Green Bazaar, Almaty – Kazakhstan
A central part to daily life in Almaty, the Green Bazaar is the largest farmers market in Almaty. It’s name, which in Kazakh is Zelionyj Bazaar, comes from the sale of vegetables and fruit at the time. Today, it’s Almaty’s largest market and where you can find a wide range of goods that go beyond simple fruit and veg, encompassing meat, most notably horse meat, local dairy and Kazakh specials.
Chorsu Bazaar, Tashkent – Uzbekistan
One of Uzbekistan’s most famous markets, and certainly Tashkent’s main trading hub, the Chorsu Bazaar is easy to spot thanks to its giant green dome. You can experience the city’s life here as the market spills out into the streets with vendors selling anything edible from the region. Whether you want huge sacks of grain or freshly killed livestock through to pomegranates, persimmons and fresh bread, this is the place to shop. Also, for those looking for authentic Uzbek souvenirs, you can also find traditional handicrafts here.
Toki-Zargaron Bazaar, Bukhara – Uzbekistan
With Bukhara being on of the original Silk Road cities, it goes without saying that trade here is bound to be interesting. Bukhara’s trading pedigree can be seen in its 16th century trading domes that house the Toki Zargaron market. It’s not the only covered bazaar in Bukhara, and while it was once a trading center, today it houses a modest bazaar, but the beauty of its surroundings are what make it so attractive.
Panjshanbe Bazaar, Khujand – Tajikistan
In the lush Fergana Valley, Khujand is a city that has a solid history of being on the Silk Road, so naturally its bazaar will be a talking point for visiting this city.
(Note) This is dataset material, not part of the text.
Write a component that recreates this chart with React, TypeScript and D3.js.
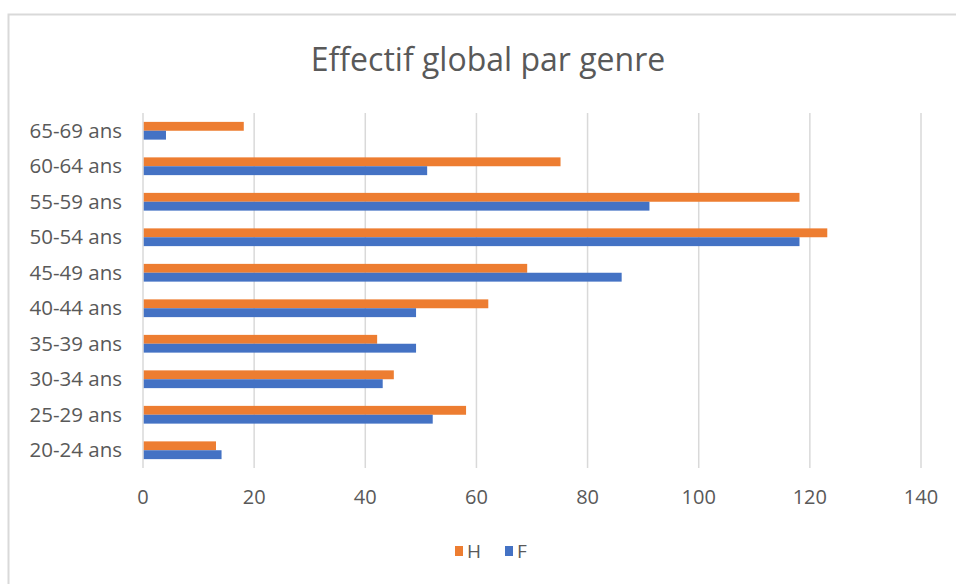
import React from "react";
import * as d3 from "d3";

const categories = ["65-69 ans", "60-64 ans", "55-59 ans", "50-54 ans", "45-49 ans", "40-44 ans", "35-39 ans", "30-34 ans", "25-29 ans", "20-24 ans"];
const valuesH = [18, 75, 118, 123, 69, 62, 42, 45, 58, 13];
const valuesF = [4, 51, 91, 118, 86, 49, 49, 43, 52, 14];
const seriesNames = ["H", "F"];
const seriesColors = ["#ED7D31", "#4472C4"];
const xTicks = [0, 20, 40, 60, 80, 100, 120, 140];
const title = "Effectif global par genre";

const W = 956;
const H = 584;
const FONT = "'Open Sans', 'Segoe UI', sans-serif";

export default function App() {
  const x = d3.scaleLinear().domain([0, 140]).range([143, 921]);
  const y = d3.scaleBand<string>().domain(categories).range([113, 468]).paddingInner(0.5).paddingOuter(0.25);
  const inner = d3.scaleBand<string>().domain(seriesNames).range([0, y.bandwidth()]);
  const series = [valuesH, valuesF];

  return (
    <svg width={W} height={H} style={{ position: "absolute", left: 0, top: 0, background: "#fff" }} fontFamily={FONT}>
      <rect x={8.5} y={14.5} width={W} height={H} fill="#fff" stroke="#d9d9d9" strokeWidth={2} />
      <text x={488} y={71} textAnchor="middle" fontSize={32} fill="#595959">{title}</text>
      {xTicks.map((t) => (
        <line key={t} x1={x(t)} x2={x(t)} y1={113} y2={468} stroke="#d9d9d9" strokeWidth={1.5} />
      ))}
      {series.map((vals, si) =>
        categories.map((c, i) => (
          <rect
            key={si + c}
            x={x(0) + 0.75}
            y={(y(c) as number) + (inner(seriesNames[si]) as number)}
            width={x(vals[i]) - x(0)}
            height={inner.bandwidth()}
            fill={seriesColors[si]}
          />
        ))
      )}
      {categories.map((c) => (
        <text key={c} x={122} y={(y(c) as number) + y.bandwidth() / 2} dy="0.35em" textAnchor="end" fontSize={20.5} fill="#595959">{c}</text>
      ))}
      {xTicks.map((t) => (
        <text key={t} x={x(t)} y={497} dy="0.35em" textAnchor="middle" fontSize={20} fill="#595959">{t}</text>
      ))}
      {seriesNames.map((n, i) => (
        <g key={n} transform={`translate(${455 + i * 50},546)`}>
          <rect x={0} y={0} width={8} height={10} fill={seriesColors[i]} />
          <text x={12} y={5} dy="0.35em" fontSize={19} fill="#595959">{n}</text>
        </g>
      ))}
    </svg>
  );
}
The Panjshanbe Market is set in a modern building dating back to 1950s, but this covered market still embraces the trading heritage of the city, being opposite to the mosque and mausoleum to Sheikh Muslihiddin. This modern market hall offers a variety of good from food to household goods. This colorful market may be modern, but its definitely a spectacular feast for the senses.
Ishkashim Border Market – Afghanistan
Lying just across the border from Tajikistan in Afghanistan, Ishkashim Border Market feels like stepping back into another time. Set in the Wakhan corridor, this market is the biggest in the region and full of local color and character. You can buy excellent souvenirs here, but there are also food stands and a teahouse. One to visit for the experience itself, even if it may not be as fancy as the other markets.